Wyatt Earp Fonda.jpg
Fonda manages to embody the best of the American spirit in the person of Wyatt Earp.

If you want my personal opinion, however, it’s not really Fonda who owns the screen, but his co-stars Victor Mature and Walter Brennan. Though Brennan excelled at playing either solemn and pious men (as in Sergeant York) or slightly batty old man (as in Rio Bravo), he plays a brutal villain in this film with equal ease. Clanton is the self-serving, tribalist whose ethos is emblematic of the rot that has settled into Tombstone. Though loyal to his sons, he has no sense of civic duty, which makes him a perfect foil for Fonda’s Earp, who is loyal to both family and the state.

Doc Holliday is something else altogether. There is something deliciously dissolute about Mature’s Doc Holliday. Part of that stems from Mature’s physical persona, which always have something voluptuous about it. His face has a certain softness to it, a propensity to what Bruce Babington and Peter William Evans refer to as voluptuous enslavement. It’s fitting, then that he would play a consumptive who seems to have a weakness for women and an unwillingness to commit to the one woman who seems to truly love him in a selfless way. It is also fitting that the body politic that the film attempts to construct has no room for this sort of dissolute masculinity, so that his death at the shootout (which is unhistorical by the way), redeems him from his own dissolution.
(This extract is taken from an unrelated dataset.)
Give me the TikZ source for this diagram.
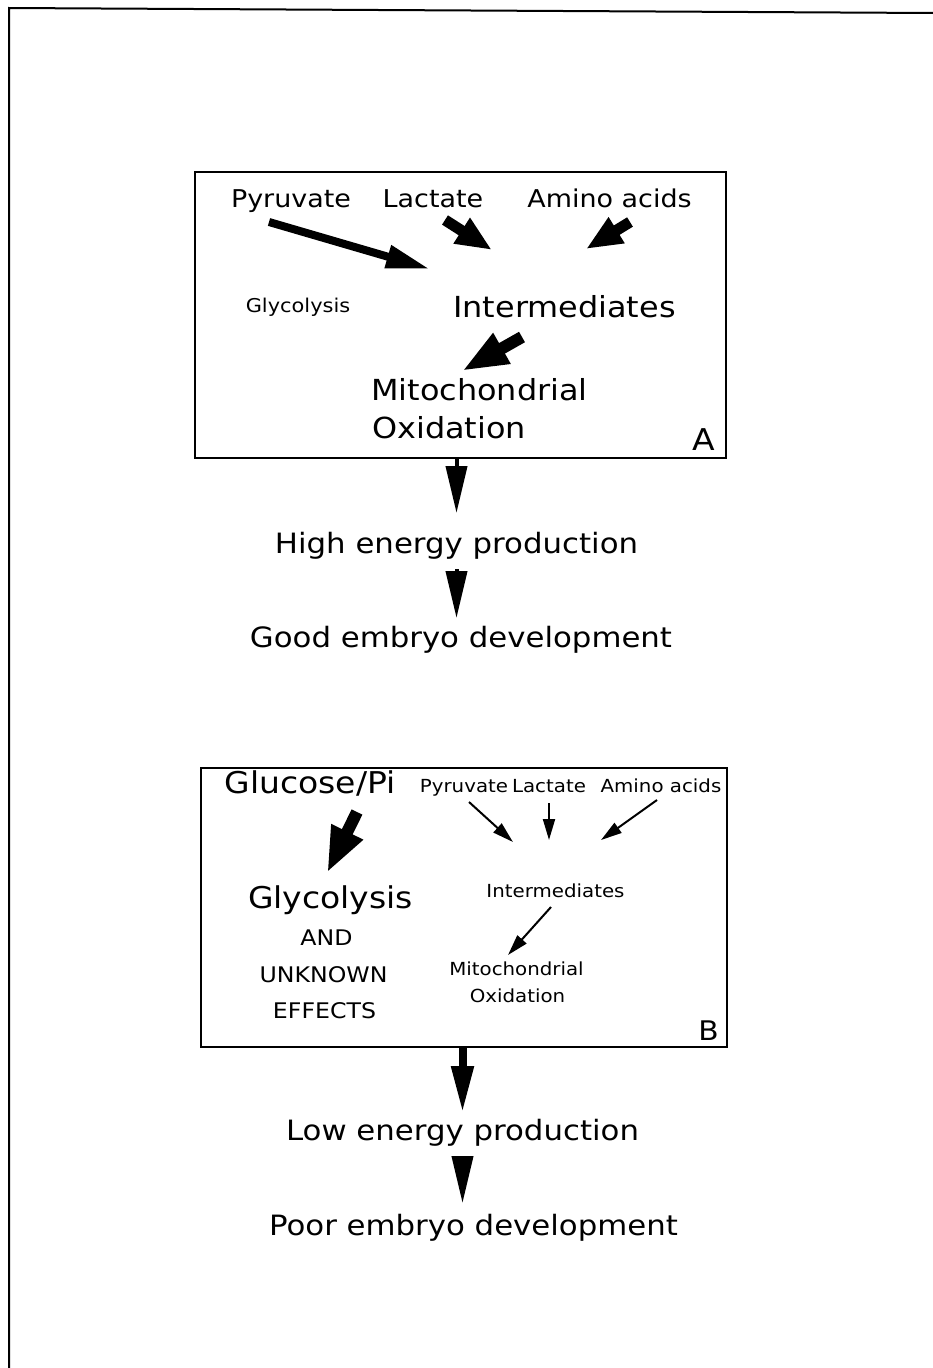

my-darling-clementine-still-7.jpg
Enter a caption

My Darling Clementine creates a western world that is brutal and unforgiving, seemingly yearning for the domesticating hand that can only rest in the moral rectitude of a man like Fonda’s Earp. Of course, the reality is also that he cannot stay, and so he resigns from his position as the marshal. The restoration of the social order has no place for the type of violence that Earp represents (which is a common trope in the western genre as a whole).

The ending is fittingly bittersweet. Though one would certainly hope that the Earp and Clementine would find romantic fulfillment, the world that the film has created has no space for that sort of fulfillment. One senses in this inability to bring this romance to a satisfactory conclusion a residue from the recently-ended War, which had left so many men and women scarred both physically and psychologically. Many films of the postwar period struggled with the question of how to reintegrate men back into the fabric of society, and Clementine shows what happens when those attempts fail.

In my estimation, My Darling Clementine well deserves the reputation it has accrued as one of the most significant western films to come out of Hollywood’s golden age. It reflects an American culture attempting to restore the order that had been disrupted by both the Depression and World War II and never quite succeeding. Like all great films, it ultimately raises as many questions as it answers.